— Begin —

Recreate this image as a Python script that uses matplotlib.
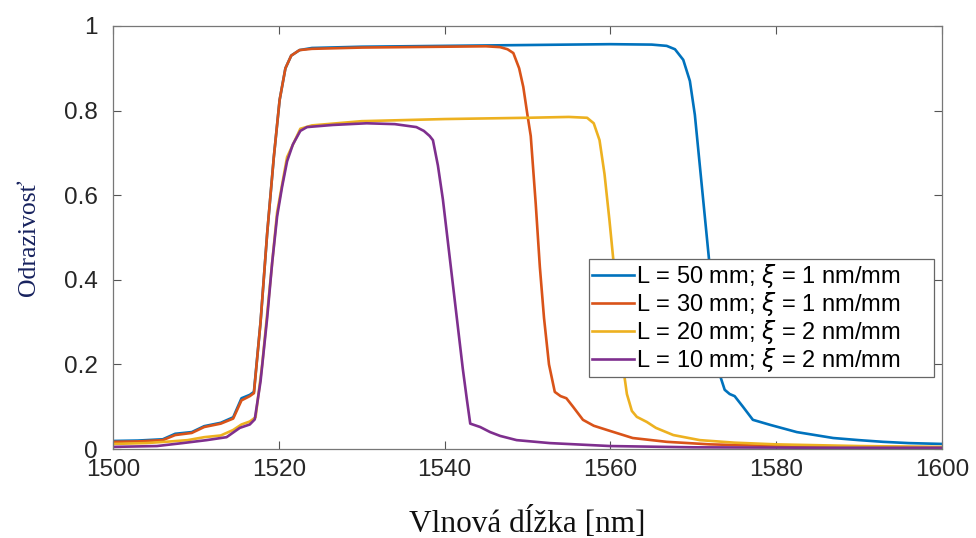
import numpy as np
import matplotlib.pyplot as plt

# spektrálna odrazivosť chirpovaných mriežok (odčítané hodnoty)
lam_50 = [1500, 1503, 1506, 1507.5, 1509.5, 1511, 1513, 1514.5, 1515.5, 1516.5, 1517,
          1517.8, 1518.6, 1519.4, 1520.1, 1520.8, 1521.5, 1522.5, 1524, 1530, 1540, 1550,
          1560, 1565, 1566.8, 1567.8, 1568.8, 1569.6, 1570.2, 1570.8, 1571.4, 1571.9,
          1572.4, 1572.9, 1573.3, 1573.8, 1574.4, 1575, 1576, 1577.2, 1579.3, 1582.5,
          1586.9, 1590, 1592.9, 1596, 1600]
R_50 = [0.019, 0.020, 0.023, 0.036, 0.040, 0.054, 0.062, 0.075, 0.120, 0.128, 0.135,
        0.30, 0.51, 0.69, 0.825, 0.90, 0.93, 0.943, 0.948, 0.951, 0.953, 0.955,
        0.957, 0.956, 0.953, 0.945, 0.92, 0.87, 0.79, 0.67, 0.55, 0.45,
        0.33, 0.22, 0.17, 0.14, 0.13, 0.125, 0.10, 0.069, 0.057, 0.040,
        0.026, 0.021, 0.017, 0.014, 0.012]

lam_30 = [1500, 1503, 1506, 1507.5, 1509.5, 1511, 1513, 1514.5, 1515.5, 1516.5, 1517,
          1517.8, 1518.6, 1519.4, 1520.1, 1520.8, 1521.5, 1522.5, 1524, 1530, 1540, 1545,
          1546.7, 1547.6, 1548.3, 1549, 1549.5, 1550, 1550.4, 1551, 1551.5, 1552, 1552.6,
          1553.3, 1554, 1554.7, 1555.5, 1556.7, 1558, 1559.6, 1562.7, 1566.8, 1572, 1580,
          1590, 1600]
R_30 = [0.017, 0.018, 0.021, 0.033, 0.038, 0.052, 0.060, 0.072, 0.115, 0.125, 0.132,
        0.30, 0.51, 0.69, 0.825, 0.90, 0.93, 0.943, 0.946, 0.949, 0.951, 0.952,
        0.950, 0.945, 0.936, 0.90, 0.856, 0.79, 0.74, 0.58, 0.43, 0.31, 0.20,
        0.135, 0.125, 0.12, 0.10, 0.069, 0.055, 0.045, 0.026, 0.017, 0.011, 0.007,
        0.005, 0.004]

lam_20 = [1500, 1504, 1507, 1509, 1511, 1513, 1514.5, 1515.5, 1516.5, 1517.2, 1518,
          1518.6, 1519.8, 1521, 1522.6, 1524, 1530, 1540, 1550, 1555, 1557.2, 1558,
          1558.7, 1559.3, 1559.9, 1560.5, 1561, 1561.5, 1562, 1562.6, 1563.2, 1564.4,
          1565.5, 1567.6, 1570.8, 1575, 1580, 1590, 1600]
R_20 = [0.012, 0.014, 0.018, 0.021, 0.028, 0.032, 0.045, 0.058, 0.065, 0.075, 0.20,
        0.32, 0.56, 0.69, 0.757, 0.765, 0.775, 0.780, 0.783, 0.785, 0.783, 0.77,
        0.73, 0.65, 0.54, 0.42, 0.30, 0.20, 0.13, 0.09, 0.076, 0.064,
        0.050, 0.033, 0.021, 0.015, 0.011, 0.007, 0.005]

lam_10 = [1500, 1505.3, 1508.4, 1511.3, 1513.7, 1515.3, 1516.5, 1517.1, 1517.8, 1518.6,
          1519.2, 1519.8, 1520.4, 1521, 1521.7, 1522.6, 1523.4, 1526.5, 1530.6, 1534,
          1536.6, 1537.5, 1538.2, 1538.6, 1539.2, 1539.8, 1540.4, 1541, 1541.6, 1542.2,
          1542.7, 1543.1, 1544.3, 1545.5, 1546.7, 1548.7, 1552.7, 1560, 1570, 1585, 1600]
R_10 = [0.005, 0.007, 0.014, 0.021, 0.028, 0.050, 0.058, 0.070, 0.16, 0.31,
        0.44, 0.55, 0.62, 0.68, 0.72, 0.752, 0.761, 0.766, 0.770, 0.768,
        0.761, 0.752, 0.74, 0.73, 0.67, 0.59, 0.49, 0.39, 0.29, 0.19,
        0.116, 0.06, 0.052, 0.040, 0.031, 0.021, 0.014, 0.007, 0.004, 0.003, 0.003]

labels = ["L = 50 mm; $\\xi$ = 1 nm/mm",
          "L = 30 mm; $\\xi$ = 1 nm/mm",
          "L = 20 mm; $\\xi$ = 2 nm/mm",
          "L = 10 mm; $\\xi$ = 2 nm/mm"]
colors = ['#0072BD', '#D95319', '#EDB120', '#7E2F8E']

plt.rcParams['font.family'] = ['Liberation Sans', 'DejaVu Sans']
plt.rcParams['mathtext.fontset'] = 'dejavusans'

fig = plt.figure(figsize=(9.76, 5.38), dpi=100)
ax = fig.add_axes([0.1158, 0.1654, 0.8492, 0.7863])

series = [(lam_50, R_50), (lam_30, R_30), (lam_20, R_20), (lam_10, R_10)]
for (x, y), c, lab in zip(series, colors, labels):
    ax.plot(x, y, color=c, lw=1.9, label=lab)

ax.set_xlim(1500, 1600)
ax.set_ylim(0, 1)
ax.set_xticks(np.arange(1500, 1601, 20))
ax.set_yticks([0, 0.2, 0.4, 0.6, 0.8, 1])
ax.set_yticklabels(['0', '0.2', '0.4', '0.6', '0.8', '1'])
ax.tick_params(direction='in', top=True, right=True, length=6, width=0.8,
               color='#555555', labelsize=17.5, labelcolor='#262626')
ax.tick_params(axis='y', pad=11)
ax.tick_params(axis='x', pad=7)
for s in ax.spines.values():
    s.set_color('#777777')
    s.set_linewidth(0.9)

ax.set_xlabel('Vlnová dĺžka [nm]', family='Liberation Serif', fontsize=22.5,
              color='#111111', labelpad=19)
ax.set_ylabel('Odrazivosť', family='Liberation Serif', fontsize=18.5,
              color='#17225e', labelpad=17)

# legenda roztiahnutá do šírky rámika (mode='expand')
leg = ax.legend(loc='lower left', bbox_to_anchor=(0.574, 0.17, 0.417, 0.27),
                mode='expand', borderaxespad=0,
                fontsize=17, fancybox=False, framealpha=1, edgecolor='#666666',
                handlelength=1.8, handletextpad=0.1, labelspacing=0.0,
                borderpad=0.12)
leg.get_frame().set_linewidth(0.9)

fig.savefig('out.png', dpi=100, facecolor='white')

— End —
— Begin —

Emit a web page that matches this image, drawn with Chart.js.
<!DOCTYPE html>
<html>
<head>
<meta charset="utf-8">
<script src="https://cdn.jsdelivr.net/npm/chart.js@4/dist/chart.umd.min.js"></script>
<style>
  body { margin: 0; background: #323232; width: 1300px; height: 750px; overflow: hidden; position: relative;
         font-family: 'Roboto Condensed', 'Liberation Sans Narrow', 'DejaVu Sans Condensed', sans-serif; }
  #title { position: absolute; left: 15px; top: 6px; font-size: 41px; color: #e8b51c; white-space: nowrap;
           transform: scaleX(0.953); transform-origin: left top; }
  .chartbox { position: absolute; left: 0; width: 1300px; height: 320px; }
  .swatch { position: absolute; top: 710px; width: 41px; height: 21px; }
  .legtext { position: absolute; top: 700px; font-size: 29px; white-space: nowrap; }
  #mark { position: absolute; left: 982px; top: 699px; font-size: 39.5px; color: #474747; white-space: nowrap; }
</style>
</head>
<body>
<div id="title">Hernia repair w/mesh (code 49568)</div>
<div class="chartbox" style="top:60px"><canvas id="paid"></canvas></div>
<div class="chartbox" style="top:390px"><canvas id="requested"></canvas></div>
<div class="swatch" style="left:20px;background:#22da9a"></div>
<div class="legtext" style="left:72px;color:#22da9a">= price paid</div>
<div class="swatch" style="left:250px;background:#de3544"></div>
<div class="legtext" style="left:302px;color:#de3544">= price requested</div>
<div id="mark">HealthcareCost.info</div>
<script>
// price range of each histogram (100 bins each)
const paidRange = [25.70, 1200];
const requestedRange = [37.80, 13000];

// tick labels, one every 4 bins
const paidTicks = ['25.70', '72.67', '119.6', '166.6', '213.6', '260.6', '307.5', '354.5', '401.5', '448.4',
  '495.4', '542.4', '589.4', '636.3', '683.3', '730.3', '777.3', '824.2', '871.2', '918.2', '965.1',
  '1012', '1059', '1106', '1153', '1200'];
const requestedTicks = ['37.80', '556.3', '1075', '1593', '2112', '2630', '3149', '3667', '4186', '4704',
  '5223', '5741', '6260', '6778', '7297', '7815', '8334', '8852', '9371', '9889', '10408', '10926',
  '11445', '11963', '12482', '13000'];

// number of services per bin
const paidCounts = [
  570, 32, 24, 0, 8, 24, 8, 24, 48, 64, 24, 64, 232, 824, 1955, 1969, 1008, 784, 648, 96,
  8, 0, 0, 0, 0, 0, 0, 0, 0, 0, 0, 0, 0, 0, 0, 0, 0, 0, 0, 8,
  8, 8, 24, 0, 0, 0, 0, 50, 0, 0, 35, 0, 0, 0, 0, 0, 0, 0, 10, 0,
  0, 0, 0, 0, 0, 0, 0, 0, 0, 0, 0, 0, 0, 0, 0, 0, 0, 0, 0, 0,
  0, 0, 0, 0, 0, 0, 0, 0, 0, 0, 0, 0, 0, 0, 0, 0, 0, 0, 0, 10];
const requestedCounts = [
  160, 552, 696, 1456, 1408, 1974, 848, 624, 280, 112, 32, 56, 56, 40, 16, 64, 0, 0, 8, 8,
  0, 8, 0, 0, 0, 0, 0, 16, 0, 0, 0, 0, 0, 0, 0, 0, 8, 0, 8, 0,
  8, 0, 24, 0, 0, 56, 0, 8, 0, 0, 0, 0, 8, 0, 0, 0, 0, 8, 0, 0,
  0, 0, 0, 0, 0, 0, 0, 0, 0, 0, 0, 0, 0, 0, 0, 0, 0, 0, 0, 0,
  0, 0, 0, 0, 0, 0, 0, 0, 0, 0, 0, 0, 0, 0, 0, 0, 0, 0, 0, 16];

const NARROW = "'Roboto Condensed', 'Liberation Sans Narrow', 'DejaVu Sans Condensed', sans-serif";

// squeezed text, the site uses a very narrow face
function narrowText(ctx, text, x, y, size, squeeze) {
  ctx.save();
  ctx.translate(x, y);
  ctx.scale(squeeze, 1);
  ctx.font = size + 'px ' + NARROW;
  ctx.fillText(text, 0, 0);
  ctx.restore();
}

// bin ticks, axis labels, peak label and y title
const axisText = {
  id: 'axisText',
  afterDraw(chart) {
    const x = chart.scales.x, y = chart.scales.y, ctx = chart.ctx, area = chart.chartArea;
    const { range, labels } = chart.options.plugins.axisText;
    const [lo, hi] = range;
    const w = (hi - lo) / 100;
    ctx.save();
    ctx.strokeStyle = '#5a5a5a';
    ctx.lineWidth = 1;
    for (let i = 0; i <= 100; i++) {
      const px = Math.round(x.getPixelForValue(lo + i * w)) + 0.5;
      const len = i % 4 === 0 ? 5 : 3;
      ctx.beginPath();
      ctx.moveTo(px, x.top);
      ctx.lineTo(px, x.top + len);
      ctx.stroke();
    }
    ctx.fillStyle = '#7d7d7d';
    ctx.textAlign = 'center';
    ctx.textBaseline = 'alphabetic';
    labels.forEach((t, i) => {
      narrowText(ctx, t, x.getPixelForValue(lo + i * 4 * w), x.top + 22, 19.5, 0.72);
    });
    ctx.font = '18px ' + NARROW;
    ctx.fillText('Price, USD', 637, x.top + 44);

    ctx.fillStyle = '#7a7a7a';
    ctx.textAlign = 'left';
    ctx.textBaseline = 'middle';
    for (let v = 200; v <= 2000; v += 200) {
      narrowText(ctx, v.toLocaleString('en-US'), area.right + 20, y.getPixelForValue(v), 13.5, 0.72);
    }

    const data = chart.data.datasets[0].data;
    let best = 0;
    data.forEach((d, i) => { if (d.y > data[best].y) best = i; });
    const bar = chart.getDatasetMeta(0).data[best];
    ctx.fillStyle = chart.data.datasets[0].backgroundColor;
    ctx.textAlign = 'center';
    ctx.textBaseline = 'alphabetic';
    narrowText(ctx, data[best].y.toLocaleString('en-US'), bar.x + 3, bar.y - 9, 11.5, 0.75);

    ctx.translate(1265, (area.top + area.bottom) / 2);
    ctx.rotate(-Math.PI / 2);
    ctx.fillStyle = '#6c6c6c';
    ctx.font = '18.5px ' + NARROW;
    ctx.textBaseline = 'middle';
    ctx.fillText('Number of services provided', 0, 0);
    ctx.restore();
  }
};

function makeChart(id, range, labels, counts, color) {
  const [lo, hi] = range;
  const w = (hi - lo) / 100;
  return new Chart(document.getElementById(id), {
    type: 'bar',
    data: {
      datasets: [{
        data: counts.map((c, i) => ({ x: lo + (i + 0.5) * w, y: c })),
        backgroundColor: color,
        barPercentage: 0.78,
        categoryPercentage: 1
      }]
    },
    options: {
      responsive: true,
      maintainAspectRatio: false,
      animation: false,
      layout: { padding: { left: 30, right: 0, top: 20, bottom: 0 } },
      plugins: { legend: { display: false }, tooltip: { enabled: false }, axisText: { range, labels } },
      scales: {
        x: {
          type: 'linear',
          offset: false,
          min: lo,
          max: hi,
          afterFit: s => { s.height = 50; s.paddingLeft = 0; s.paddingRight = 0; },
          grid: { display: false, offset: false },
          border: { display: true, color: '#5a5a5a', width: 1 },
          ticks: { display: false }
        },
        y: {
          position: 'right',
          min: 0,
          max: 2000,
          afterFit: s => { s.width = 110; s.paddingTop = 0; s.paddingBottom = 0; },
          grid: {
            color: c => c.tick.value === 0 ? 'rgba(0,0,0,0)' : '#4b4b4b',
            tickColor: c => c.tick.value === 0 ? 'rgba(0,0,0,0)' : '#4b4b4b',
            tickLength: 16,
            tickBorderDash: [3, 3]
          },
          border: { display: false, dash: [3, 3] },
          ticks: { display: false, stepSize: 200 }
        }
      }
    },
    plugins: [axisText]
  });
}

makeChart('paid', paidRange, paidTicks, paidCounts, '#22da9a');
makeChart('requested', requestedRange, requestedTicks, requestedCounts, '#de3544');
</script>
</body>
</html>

— End —
— Begin —

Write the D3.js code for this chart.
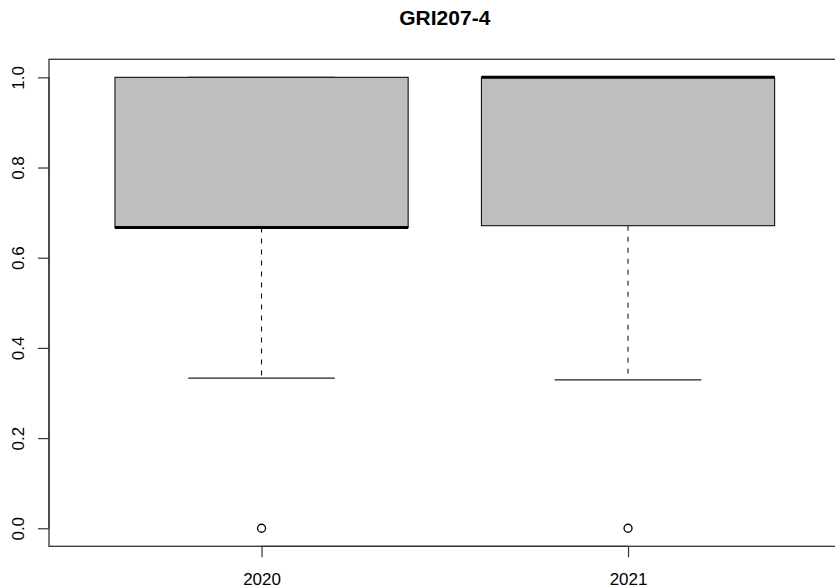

— End —

Exercise description: Look above for lines with the word "code" and copy them all.

Complete response:
<div id="title">Hernia repair w/mesh (code 49568)</div>
Write the D3.js code for this chart.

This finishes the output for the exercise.